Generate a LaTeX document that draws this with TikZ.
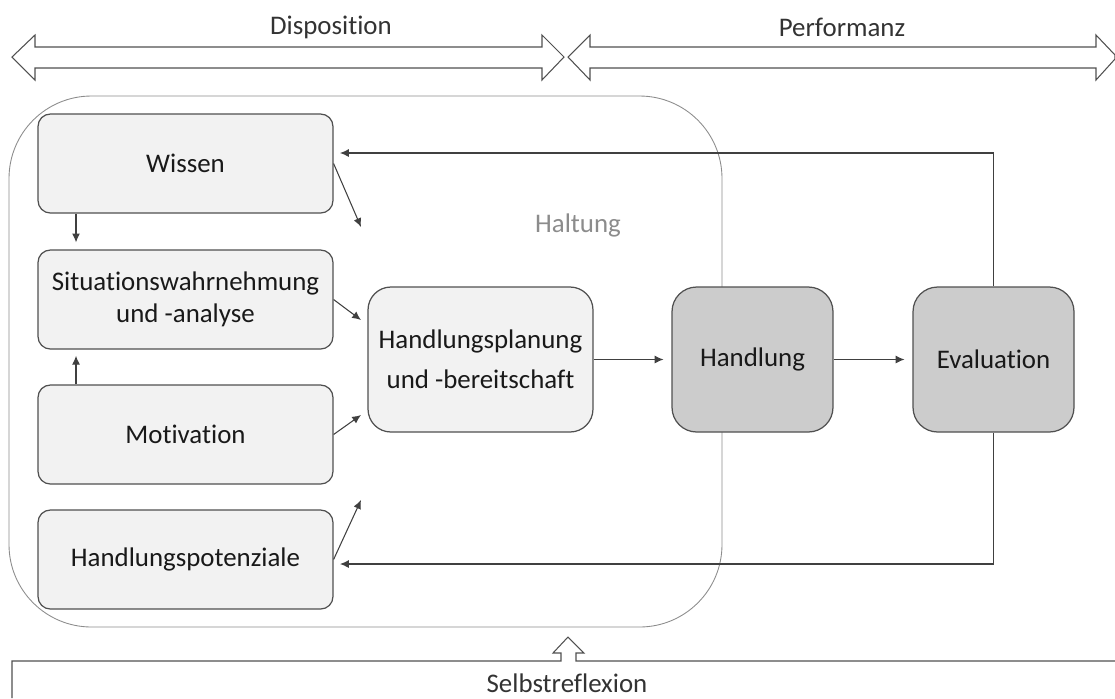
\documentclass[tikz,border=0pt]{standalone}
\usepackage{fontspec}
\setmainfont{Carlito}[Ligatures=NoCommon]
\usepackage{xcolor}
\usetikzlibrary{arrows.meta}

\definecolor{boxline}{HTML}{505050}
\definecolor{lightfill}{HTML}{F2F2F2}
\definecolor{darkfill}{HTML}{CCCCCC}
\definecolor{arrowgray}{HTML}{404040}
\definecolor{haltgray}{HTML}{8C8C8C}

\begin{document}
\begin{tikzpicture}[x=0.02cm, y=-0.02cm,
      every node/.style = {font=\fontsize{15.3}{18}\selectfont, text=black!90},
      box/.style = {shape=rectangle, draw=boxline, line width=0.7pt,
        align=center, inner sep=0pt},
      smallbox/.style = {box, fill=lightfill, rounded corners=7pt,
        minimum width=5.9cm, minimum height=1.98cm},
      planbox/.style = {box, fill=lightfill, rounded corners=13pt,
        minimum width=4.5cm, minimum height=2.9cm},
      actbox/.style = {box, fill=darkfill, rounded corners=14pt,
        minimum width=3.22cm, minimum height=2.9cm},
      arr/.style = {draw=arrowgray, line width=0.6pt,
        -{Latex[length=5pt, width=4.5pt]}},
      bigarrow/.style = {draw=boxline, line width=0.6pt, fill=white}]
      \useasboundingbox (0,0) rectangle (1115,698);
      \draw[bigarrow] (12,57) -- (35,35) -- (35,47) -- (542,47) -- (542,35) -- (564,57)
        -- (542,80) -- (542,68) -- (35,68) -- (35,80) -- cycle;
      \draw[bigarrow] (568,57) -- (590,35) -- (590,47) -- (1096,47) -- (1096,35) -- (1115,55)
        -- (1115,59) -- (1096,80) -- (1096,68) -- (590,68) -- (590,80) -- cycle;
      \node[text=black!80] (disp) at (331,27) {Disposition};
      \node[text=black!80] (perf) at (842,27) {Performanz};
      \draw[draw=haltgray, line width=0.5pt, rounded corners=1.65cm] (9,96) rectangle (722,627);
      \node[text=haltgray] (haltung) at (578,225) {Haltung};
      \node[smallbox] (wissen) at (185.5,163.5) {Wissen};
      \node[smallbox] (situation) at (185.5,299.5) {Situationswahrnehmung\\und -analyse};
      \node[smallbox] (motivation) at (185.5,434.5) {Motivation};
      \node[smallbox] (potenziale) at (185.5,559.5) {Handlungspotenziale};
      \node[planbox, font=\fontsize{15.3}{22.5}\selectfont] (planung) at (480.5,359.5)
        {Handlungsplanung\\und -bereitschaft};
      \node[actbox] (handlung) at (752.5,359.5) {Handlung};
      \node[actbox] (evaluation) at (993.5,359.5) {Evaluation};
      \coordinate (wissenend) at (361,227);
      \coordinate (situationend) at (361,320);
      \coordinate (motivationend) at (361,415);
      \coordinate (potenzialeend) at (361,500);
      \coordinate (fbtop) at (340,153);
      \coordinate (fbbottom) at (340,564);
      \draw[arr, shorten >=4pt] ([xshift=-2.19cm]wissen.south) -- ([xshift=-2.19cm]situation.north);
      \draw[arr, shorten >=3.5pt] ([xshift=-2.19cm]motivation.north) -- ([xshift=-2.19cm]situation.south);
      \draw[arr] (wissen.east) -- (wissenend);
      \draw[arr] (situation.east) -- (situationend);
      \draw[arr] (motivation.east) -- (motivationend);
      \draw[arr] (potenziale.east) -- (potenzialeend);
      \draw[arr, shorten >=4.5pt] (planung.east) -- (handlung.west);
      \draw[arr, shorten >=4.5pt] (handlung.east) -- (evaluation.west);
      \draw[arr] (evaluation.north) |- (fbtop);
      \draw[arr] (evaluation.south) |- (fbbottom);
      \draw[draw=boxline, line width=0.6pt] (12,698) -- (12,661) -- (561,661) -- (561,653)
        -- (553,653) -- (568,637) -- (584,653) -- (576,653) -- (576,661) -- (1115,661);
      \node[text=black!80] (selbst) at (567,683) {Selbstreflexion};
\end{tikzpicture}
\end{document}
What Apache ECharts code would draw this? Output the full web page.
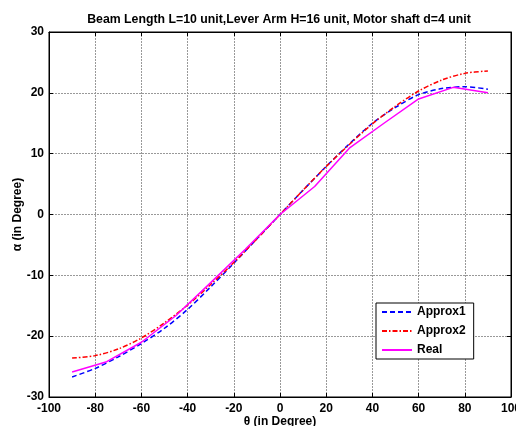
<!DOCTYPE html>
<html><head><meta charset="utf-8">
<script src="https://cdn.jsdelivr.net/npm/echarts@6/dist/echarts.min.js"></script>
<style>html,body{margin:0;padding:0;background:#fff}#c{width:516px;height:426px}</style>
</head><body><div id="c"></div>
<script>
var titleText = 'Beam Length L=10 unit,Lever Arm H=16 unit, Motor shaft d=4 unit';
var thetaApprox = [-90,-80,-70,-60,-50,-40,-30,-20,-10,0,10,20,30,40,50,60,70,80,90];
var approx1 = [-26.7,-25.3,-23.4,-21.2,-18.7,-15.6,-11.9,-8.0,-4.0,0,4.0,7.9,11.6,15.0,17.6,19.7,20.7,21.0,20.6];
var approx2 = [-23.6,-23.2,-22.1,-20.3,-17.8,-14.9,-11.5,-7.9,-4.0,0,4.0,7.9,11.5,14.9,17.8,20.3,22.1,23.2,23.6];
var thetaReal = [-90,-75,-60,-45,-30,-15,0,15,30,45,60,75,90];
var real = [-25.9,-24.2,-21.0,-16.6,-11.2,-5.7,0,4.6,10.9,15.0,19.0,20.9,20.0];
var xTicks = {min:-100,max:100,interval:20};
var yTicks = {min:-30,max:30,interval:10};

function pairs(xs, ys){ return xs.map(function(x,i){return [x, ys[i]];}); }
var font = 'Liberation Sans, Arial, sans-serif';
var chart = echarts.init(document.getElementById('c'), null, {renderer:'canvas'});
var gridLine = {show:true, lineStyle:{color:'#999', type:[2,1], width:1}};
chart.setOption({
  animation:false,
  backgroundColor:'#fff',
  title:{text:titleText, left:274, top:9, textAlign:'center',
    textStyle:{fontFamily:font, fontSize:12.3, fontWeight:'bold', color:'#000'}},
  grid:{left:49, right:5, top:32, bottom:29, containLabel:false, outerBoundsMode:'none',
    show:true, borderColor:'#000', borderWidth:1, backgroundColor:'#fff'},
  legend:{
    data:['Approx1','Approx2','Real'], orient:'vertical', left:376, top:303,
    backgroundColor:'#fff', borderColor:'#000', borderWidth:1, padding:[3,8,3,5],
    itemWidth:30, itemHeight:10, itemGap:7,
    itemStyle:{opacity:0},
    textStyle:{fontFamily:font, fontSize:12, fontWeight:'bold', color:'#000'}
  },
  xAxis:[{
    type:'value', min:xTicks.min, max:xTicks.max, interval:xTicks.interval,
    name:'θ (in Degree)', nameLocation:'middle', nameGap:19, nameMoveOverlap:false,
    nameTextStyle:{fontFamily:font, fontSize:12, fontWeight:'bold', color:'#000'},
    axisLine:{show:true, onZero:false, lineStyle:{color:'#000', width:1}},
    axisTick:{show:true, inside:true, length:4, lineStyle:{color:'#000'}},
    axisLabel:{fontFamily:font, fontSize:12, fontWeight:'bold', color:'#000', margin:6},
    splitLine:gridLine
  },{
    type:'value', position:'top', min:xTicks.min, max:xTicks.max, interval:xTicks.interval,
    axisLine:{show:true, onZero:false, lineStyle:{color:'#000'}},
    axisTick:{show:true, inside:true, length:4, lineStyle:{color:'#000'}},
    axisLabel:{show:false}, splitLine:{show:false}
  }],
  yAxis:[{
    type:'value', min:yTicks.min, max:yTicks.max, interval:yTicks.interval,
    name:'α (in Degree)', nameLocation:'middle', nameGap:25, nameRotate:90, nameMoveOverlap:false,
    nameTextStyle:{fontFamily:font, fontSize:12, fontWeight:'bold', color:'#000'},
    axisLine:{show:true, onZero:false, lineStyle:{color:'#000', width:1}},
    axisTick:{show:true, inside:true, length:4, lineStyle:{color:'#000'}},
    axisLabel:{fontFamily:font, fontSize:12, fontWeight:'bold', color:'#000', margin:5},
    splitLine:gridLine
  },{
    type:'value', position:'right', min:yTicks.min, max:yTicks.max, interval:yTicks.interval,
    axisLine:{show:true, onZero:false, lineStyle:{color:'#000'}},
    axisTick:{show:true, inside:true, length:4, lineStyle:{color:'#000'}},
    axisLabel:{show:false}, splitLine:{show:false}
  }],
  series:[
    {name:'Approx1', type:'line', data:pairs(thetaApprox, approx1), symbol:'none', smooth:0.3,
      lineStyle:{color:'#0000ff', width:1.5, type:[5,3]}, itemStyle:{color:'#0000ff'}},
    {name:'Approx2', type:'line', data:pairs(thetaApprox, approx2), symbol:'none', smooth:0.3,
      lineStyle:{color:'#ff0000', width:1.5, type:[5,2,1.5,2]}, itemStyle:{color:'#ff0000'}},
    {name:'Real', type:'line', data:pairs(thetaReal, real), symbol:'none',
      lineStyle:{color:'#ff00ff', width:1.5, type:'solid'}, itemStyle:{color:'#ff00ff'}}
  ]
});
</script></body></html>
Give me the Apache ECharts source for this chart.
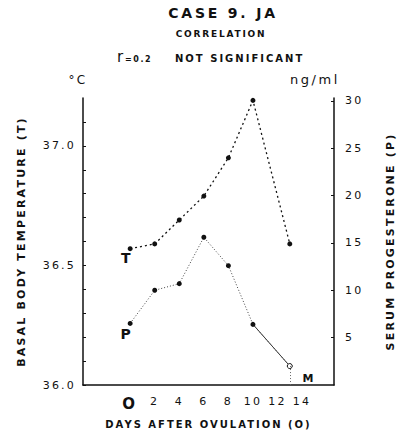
-.-.-
▸ What is being asked
Which lines above contain the word "Apache"? Copy each of them.

▸ Expected output
What Apache ECharts code would draw this? Output the full web page.
Give me the Apache ECharts source for this chart.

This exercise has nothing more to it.